Hannah Arendt adds another layer. Even when we’re alone, she says, we carry on a silent dialogue with ourselves, a two-in-one. But even that internal dialogue relies on our relationships with others. Why? Because it’s through others that our sense of self gets confirmed. Without that echo, the voice in your head starts to feel untethered.
Loneliness, then, isn’t just sadness. It’s a philosophical disorientation. It’s what happens when the mirror of relationship disappears, and you stop recognizing yourself.
“For the confirmation of my identity I depend entirely upon other people.”
Loneliness can feel overwhelming, like something that happens to us. But sometimes, the solution isn’t to run from solitude, but to turn toward it. When connection feels out of reach, solitude becomes a place to reset. To think clearly. To figure out what it is you’re actually missing, and what you can do about it.
Marcus Aurelius, writing nearly two thousand years ago, knew this well. While others sought peace in faraway places, he reminded himself that “it is possible to retreat into yourself whenever you please.” True rest, true clarity, doesn’t come from escape, it comes from inner stillness.
But solitude isn’t automatically helpful. Seneca warned that if you’re not intentional with your thoughts, being alone can just become a breeding ground for confusion and self-sabotage. That’s why solitude isn’t about isolation, it’s about reflection. Using that time to examine your judgments, your needs, and your patterns. To ask: Why do I feel disconnected? What kind of connection am I longing for? And is it something I can cultivate, or something I should let go of?

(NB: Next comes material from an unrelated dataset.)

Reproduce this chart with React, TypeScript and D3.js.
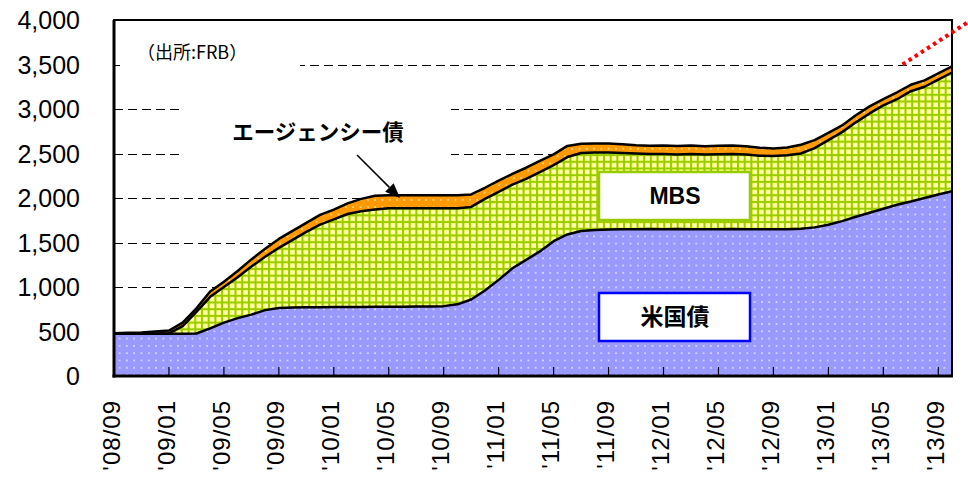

Montaigne, in his usual casual wisdom, suggested that the wise person can live content anywhere, but if given the choice, he’ll choose to be alone. Not because people are the problem, but because solitude clears the noise. It creates a space where your thoughts aren’t drowned out by others’ expectations.
Schopenhauer saw solitude as the condition of freedom. And Hannah Arendt offered a crucial distinction: loneliness is what we feel when we want company but can’t find it. Solitude, on the other hand, is when we are alone and at peace with it. It’s not withdrawal from life, but a return to yourself.
And maybe that’s the point. If you want to heal from loneliness, you need to understand it, and to do that, you often need quiet. Not to escape the world, but to re-enter it more whole. As Thomas Merton wrote:
“Out of pity for the universe, the solitary withdraws into the healing silence, not to preach to others, but to heal in themselves the wounds of the entire world.”